Pictures are not part of the copy. Give again exactly the lines from the one with "Generate a LaTeX" to the one with "below=0pt of actt]", inclusive.

[Rows from a dataset of charts and code]
━━━━
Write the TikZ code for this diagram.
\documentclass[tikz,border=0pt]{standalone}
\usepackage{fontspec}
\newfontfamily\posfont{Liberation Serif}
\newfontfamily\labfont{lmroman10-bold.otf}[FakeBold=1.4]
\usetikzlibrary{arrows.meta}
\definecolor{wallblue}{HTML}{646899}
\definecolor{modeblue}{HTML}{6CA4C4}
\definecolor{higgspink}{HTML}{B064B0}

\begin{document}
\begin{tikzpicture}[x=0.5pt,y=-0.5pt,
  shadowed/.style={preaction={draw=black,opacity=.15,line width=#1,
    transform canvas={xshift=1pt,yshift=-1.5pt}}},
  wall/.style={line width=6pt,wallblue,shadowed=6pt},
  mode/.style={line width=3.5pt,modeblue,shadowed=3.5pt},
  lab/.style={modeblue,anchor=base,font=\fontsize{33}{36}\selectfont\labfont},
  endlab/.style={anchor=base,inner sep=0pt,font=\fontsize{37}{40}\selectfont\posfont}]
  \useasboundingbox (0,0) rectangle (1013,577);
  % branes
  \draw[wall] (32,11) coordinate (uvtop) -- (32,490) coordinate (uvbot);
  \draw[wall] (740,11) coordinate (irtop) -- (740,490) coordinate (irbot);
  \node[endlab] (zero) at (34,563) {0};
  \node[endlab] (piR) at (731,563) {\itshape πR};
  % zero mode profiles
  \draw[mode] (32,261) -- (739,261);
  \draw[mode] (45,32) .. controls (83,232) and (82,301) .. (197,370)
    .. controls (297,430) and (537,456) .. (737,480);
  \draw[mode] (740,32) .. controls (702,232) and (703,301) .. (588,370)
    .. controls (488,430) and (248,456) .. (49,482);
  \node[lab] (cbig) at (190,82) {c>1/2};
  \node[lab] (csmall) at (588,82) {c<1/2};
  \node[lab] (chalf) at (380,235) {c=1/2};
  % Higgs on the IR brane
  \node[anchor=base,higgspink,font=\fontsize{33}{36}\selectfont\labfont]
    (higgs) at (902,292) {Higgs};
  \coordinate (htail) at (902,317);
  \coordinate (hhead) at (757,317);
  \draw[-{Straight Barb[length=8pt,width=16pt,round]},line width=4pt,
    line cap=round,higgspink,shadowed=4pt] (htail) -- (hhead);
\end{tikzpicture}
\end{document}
━━━━
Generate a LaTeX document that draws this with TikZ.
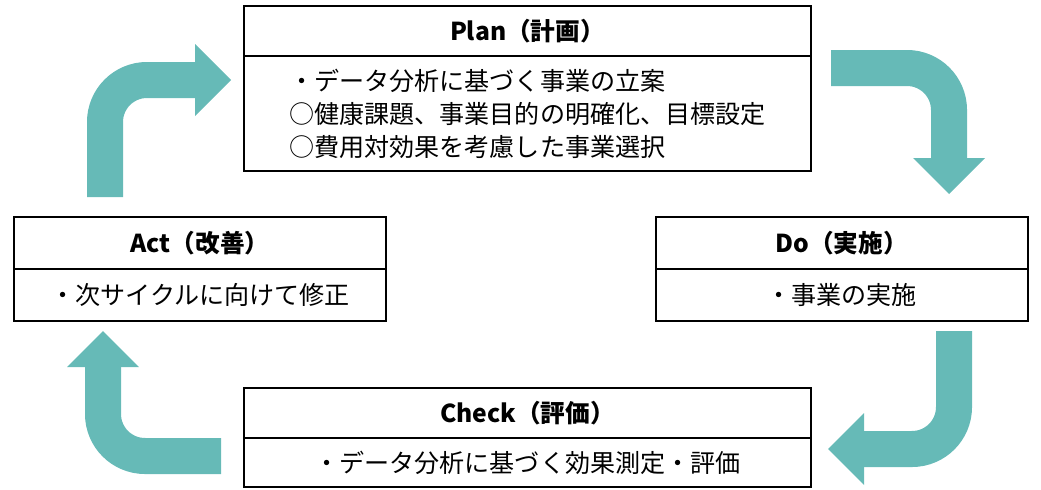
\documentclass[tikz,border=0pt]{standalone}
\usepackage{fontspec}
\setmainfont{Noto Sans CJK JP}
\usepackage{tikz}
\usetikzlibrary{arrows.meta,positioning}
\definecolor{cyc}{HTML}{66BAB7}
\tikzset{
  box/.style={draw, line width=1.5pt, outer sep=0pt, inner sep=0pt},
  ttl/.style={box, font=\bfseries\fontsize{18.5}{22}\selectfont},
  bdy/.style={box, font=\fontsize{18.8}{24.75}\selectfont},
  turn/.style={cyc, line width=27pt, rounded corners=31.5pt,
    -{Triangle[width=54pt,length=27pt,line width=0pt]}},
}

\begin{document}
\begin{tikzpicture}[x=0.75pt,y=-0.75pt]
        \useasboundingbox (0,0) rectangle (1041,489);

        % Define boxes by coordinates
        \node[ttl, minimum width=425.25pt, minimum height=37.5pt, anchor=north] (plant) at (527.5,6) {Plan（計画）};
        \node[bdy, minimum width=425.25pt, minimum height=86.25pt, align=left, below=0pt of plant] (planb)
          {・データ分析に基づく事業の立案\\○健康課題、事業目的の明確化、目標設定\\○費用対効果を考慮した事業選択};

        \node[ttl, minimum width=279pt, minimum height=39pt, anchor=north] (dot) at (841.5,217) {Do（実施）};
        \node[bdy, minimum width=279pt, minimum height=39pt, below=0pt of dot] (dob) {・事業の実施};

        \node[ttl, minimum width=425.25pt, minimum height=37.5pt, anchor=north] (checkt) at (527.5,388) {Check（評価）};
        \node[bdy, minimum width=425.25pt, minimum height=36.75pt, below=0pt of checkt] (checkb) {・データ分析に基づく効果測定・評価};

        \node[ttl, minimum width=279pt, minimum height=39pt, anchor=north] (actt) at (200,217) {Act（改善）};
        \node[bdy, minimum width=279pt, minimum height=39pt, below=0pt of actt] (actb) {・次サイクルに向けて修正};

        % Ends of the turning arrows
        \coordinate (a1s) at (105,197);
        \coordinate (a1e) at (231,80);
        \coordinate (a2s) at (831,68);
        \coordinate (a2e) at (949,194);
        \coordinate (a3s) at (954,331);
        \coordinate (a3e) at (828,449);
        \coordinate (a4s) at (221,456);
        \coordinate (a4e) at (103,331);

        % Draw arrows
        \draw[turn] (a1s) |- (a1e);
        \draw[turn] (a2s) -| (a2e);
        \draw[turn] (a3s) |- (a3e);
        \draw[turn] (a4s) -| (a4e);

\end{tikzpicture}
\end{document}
━━━━
## REPLY TO THE EXERCISE
Generate a LaTeX document that draws this with TikZ.
\documentclass[tikz,border=0pt]{standalone}
\usepackage{fontspec}
\setmainfont{Noto Sans CJK JP}
\usepackage{tikz}
\usetikzlibrary{arrows.meta,positioning}
\definecolor{cyc}{HTML}{66BAB7}
\tikzset{
  box/.style={draw, line width=1.5pt, outer sep=0pt, inner sep=0pt},
  ttl/.style={box, font=\bfseries\fontsize{18.5}{22}\selectfont},
  bdy/.style={box, font=\fontsize{18.8}{24.75}\selectfont},
  turn/.style={cyc, line width=27pt, rounded corners=31.5pt,
    -{Triangle[width=54pt,length=27pt,line width=0pt]}},
}

\begin{document}
\begin{tikzpicture}[x=0.75pt,y=-0.75pt]
        \useasboundingbox (0,0) rectangle (1041,489);

        % Define boxes by coordinates
        \node[ttl, minimum width=425.25pt, minimum height=37.5pt, anchor=north] (plant) at (527.5,6) {Plan（計画）};
        \node[bdy, minimum width=425.25pt, minimum height=86.25pt, align=left, below=0pt of plant] (planb)
          {・データ分析に基づく事業の立案\\○健康課題、事業目的の明確化、目標設定\\○費用対効果を考慮した事業選択};

        \node[ttl, minimum width=279pt, minimum height=39pt, anchor=north] (dot) at (841.5,217) {Do（実施）};
        \node[bdy, minimum width=279pt, minimum height=39pt, below=0pt of dot] (dob) {・事業の実施};

        \node[ttl, minimum width=425.25pt, minimum height=37.5pt, anchor=north] (checkt) at (527.5,388) {Check（評価）};
        \node[bdy, minimum width=425.25pt, minimum height=36.75pt, below=0pt of checkt] (checkb) {・データ分析に基づく効果測定・評価};

        \node[ttl, minimum width=279pt, minimum height=39pt, anchor=north] (actt) at (200,217) {Act（改善）};
        \node[bdy, minimum width=279pt, minimum height=39pt, below=0pt of actt] (actb) {・次サイクルに向けて修正};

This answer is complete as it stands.